TO BE DONE
Exactly reproduce the lines of the listing below from the one containing "Write a Python" through the one containing "import matplotlib.pyplot as plt". Skip the images.

PROVIDED ENTRIES
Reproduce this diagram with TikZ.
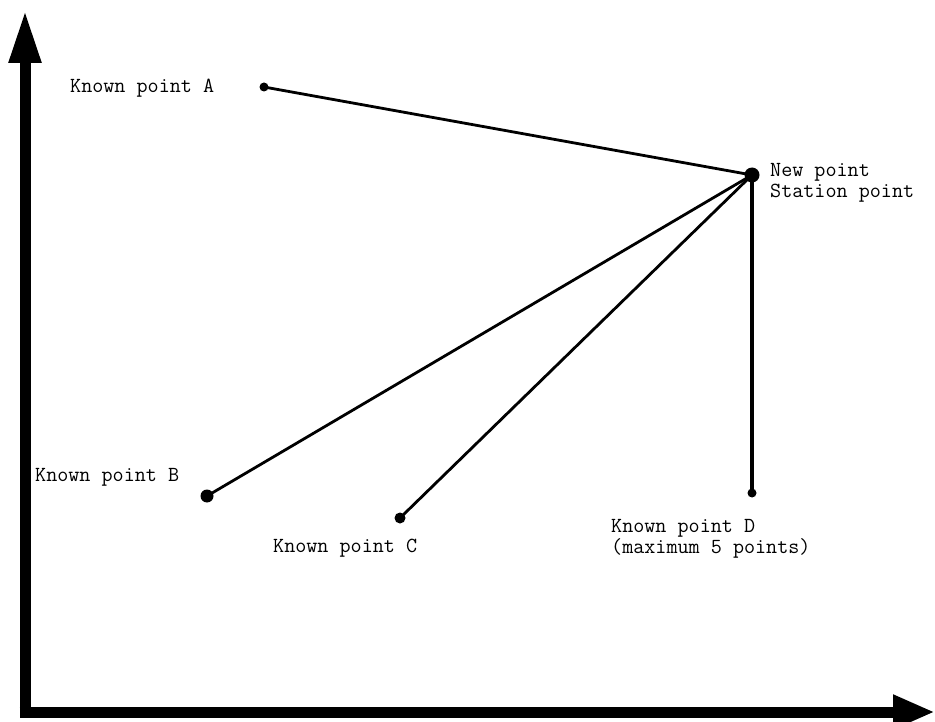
\documentclass[tikz,border=0pt]{standalone}
\usetikzlibrary{arrows.meta}
\begin{document}
\begin{tikzpicture}[x=1pt,y=-1pt,
  pt/.style={circle,fill=black,inner sep=0pt,minimum size=#1},
  lbl/.style={anchor=west,inner sep=0pt,font=\ttfamily\fontsize{21.5}{21}\selectfont,align=left},
  link/.style={line width=2.8pt},
  axis/.style={line width=11pt}]
\useasboundingbox (0,0) rectangle (935,722);
% axes
\coordinate (origin) at (25,712);
\coordinate (ytop) at (25,10);
\coordinate (xend) at (935,712);
\draw[axis,-{Triangle[length=53pt,width=30pt]}] ([yshift=5.5pt]origin) -- (ytop);
\draw[axis,-{Triangle[length=42pt,width=32pt]}] ([xshift=-5.5pt]origin) -- (xend);
% points
\node[pt=9pt] (A) at (264,87) {};
\node[pt=15pt] (N) at (752,175) {};
\node[pt=13pt] (B) at (207,496) {};
\node[pt=11pt] (C) at (400,518) {};
\node[pt=9pt] (D) at (752,493) {};
% connectors
\draw[link] (A.center) -- (N.center);
\draw[link] (B.center) -- (N.center);
\draw[link] (C.center) -- (N.center);
\draw[line width=4.5pt] (N.center) -- (D.center);
% labels
\node[lbl] (tA) at (70,88) {Known point A};
\node[lbl] (tN) at (770,183) {New point\\Station point};
\node[lbl] (tB) at (35,477) {Known point B};
\node[lbl] (tC) at (273,548) {Known point C};
\node[lbl] (tD) at (611,539) {Known point D\\(maximum 5 points)};
\end{tikzpicture}
\end{document}
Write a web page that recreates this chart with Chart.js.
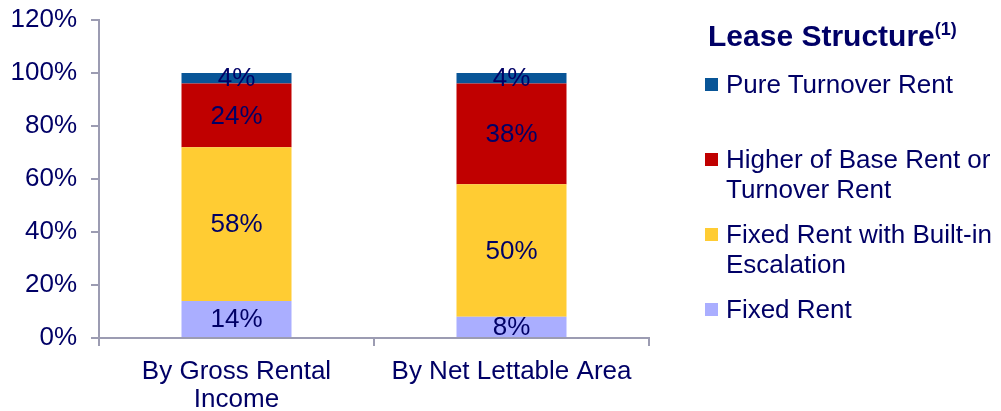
<!DOCTYPE html>
<html>
<head>
<meta charset="utf-8">
<script src="https://cdn.jsdelivr.net/npm/chart.js@4.4.1/dist/chart.umd.min.js"></script>
<style>
  body { margin: 0; background: #fff; font-family: "Liberation Sans", Arial, sans-serif; overflow: hidden; }
  .wrap { position: relative; width: 1001px; height: 411px; overflow: hidden; }
  #leaseChart { position: absolute; left: 0; top: 0; }
  .legend { position: absolute; left: 705px; top: 0; width: 296px; color: #000066; }
  .legend-title { position: absolute; left: 3px; top: 18px; font-size: 30px; font-weight: bold; white-space: nowrap; line-height: 36px; }
  .legend-title sup { font-size: 18px; line-height: 0; }
  .legend-item { position: absolute; left: 0; width: 296px; font-size: 26px; line-height: 30px; }
  .legend-box { position: absolute; left: 0; top: 9px; width: 13px; height: 13px; }
  .legend-text { margin-left: 21px; width: 275px; }
</style>
</head>
<body>
<div class="wrap">
  <canvas id="leaseChart" width="1001" height="411"></canvas>
  <div class="legend" id="legend">
    <div class="legend-title">Lease Structure<sup>(1)</sup></div>
  </div>
</div>
<script>
  // Chart data
  const categories = [['By Gross Rental', 'Income'], 'By Net Lettable Area'];
  const seriesNames = ['Fixed Rent', 'Fixed Rent with Built-in Escalation', 'Higher of Base Rent or Turnover Rent', 'Pure Turnover Rent'];
  const fixedRent = [14, 8];
  const fixedEscalation = [58, 50];
  const higherOf = [24, 38];
  const pureTurnover = [4, 4];
  const yTicks = [0, 20, 40, 60, 80, 100, 120];

  const colors = ['#aaaeff', '#ffcc33', '#c00000', '#085597'];
  const textColor = '#000066';
  const axisColor = '#9c9cb2';
  const fontFamily = '"Liberation Sans", Arial, sans-serif';

  // Draw the value in the middle of each segment
  const segmentLabels = {
    id: 'segmentLabels',
    afterDatasetsDraw(chart) {
      const ctx = chart.ctx;
      ctx.save();
      ctx.font = '26px ' + fontFamily;
      ctx.fillStyle = textColor;
      ctx.textAlign = 'center';
      ctx.textBaseline = 'middle';
      chart.data.datasets.forEach((ds, i) => {
        chart.getDatasetMeta(i).data.forEach((bar, j) => {
          const mid = (bar.y + bar.base) / 2;
          ctx.fillText(ds.data[j] + '%', bar.x, mid + 1);
        });
      });
      ctx.restore();
    }
  };

  const seriesData = [fixedRent, fixedEscalation, higherOf, pureTurnover];

  const chart = new Chart(document.getElementById('leaseChart').getContext('2d'), {
    type: 'bar',
    data: {
      labels: categories,
      datasets: seriesNames.map((name, i) => ({
        label: name,
        data: seriesData[i],
        backgroundColor: colors[i],
        borderWidth: 0,
        barPercentage: 0.4,
        categoryPercentage: 1.0
      }))
    },
    options: {
      responsive: false,
      animation: false,
      layout: { padding: { left: 0, right: 352, top: 20, bottom: 0 } },
      plugins: {
        legend: { display: false },
        tooltip: { enabled: false }
      },
      scales: {
        x: {
          stacked: true,
          grid: {
            offset: true,
            drawOnChartArea: false,
            drawTicks: true,
            tickLength: 8,
            color: axisColor,
            lineWidth: 2
          },
          border: { color: axisColor, width: 2 },
          ticks: {
            color: textColor,
            font: { family: fontFamily, size: 26, lineHeight: 1.08 },
            padding: 12,
            maxRotation: 0
          },
          afterFit(scale) { scale.height = 73; }
        },
        y: {
          stacked: true,
          min: 0,
          max: 120,
          afterBuildTicks(scale) { scale.ticks = yTicks.map(v => ({ value: v })); },
          grid: {
            drawOnChartArea: false,
            drawTicks: true,
            tickLength: 8,
            color: axisColor,
            lineWidth: 2
          },
          border: { color: axisColor, width: 2 },
          ticks: {
            color: textColor,
            font: { family: fontFamily, size: 26 },
            padding: 14,
            callback: v => v + '%'
          },
          afterFit(scale) {
            scale.width = 99;
            scale.paddingTop = 0;
            scale.paddingBottom = 0;
          }
        }
      }
    },
    plugins: [segmentLabels]
  });

  // Build legend (top of stack first)
  const legend = document.getElementById('legend');
  const order = [3, 2, 1, 0];
  order.forEach((idx, k) => {
    const item = document.createElement('div');
    item.className = 'legend-item';
    item.style.top = (69 + k * 75) + 'px';
    const box = document.createElement('div');
    box.className = 'legend-box';
    box.style.background = colors[idx];
    const text = document.createElement('div');
    text.className = 'legend-text';
    text.textContent = seriesNames[idx];
    item.appendChild(box);
    item.appendChild(text);
    legend.appendChild(item);
  });
</script>
</body>
</html>
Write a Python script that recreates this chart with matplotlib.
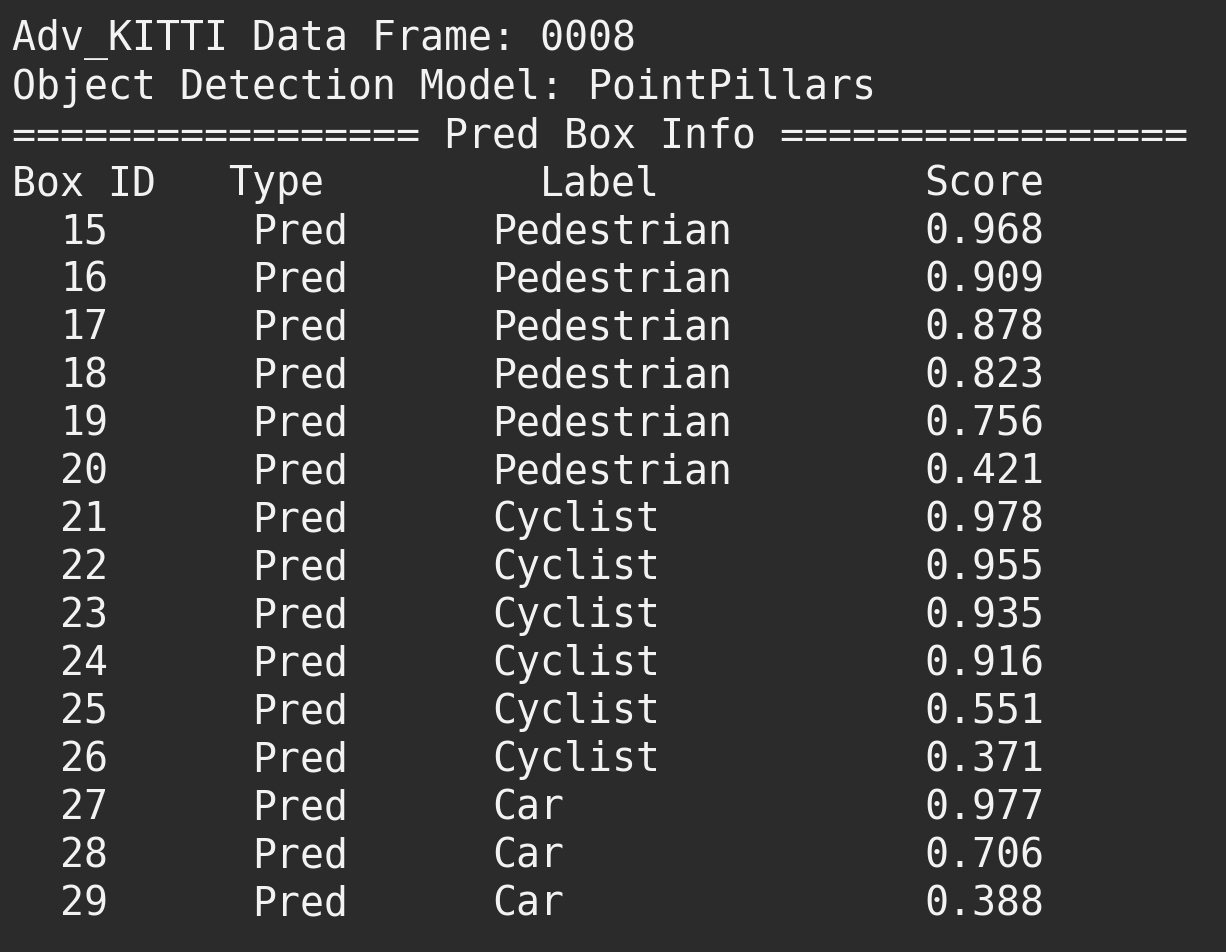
import matplotlib
matplotlib.use("Agg")
import matplotlib.pyplot as plt

title_lines = ["Adv_KITTI Data Frame: 0008", "Object Detection Model: PointPillars"]
separator = "================= Pred Box Info ================="
header = ["Box ID", "Type", "Label", "Score"]
box_ids = [15, 16, 17, 18, 19, 20, 21, 22, 23, 24, 25, 26, 27, 28, 29]
types = ["Pred"] * 15
labels = ["Pedestrian"] * 6 + ["Cyclist"] * 6 + ["Car"] * 3
scores = [0.968, 0.909, 0.878, 0.823, 0.756, 0.421, 0.978, 0.955, 0.935,
          0.916, 0.551, 0.371, 0.977, 0.706, 0.388]

W, H = 1226, 952
fig = plt.figure(figsize=(W / 100, H / 100), dpi=100)
fig.patch.set_facecolor("#2b2b2b")
ax = fig.add_axes([0, 0, 1, 1])
ax.set_xlim(0, W)
ax.set_ylim(H, 0)
ax.axis("off")

cw = 24.0
x0 = 12
lh = 48.0
y0 = 40
fs = 28.7
col = "#f2f2f2"

def put(text, c, row):
    ax.text(x0 + c * cw, y0 + row * lh, text, family="DejaVu Sans Mono",
            fontsize=fs, color=col, va="center", ha="left")

put(title_lines[0], 0, 0)
put(title_lines[1], 0, 1)
put(separator, 0, 2)
for h, c in zip(header, [0, 9, 22, 38]):
    put(h, c, 3)
for i, (b, t, l, s) in enumerate(zip(box_ids, types, labels, scores)):
    r = 4 + i
    put(str(b), 2, r)
    put(t, 10, r)
    put(l, 20, r)
    put(f"{s:.3f}", 38, r)

fig.savefig("out.png", dpi=100, facecolor=fig.get_facecolor())
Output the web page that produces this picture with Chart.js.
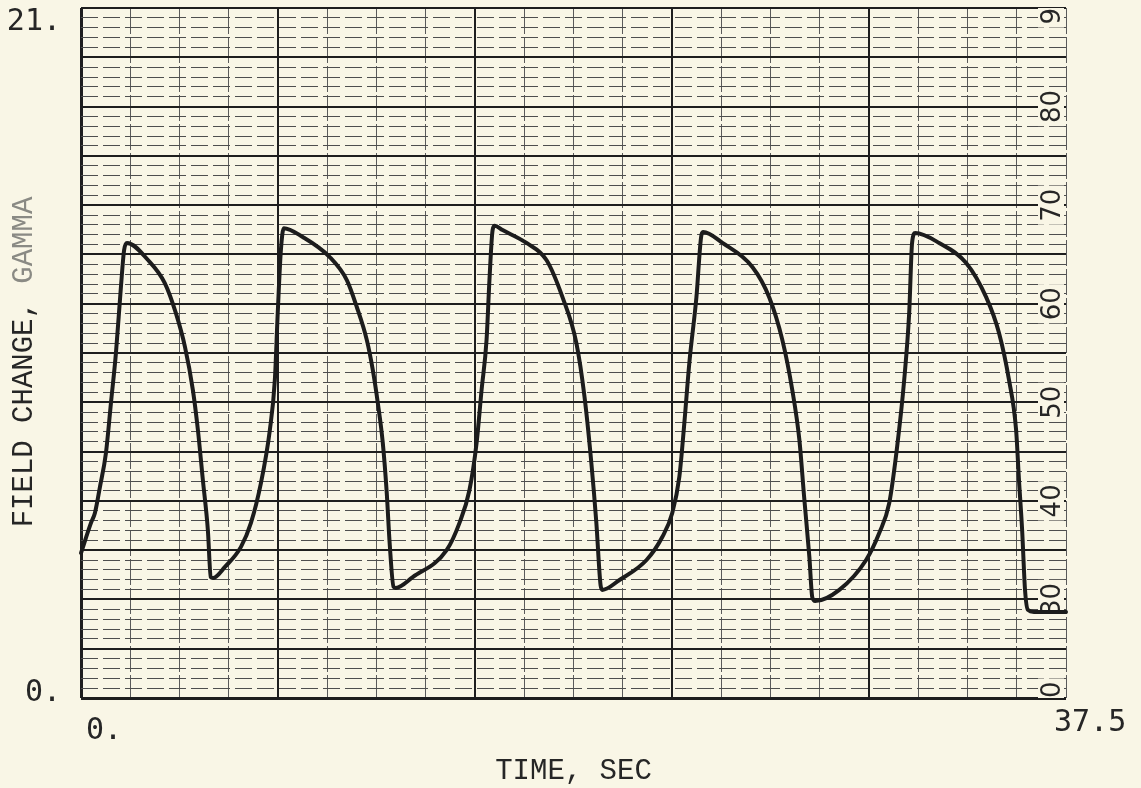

ANSWER BELOW
Write a Python script that recreates this chart with matplotlib.
import matplotlib
matplotlib.use("Agg")
import matplotlib.pyplot as plt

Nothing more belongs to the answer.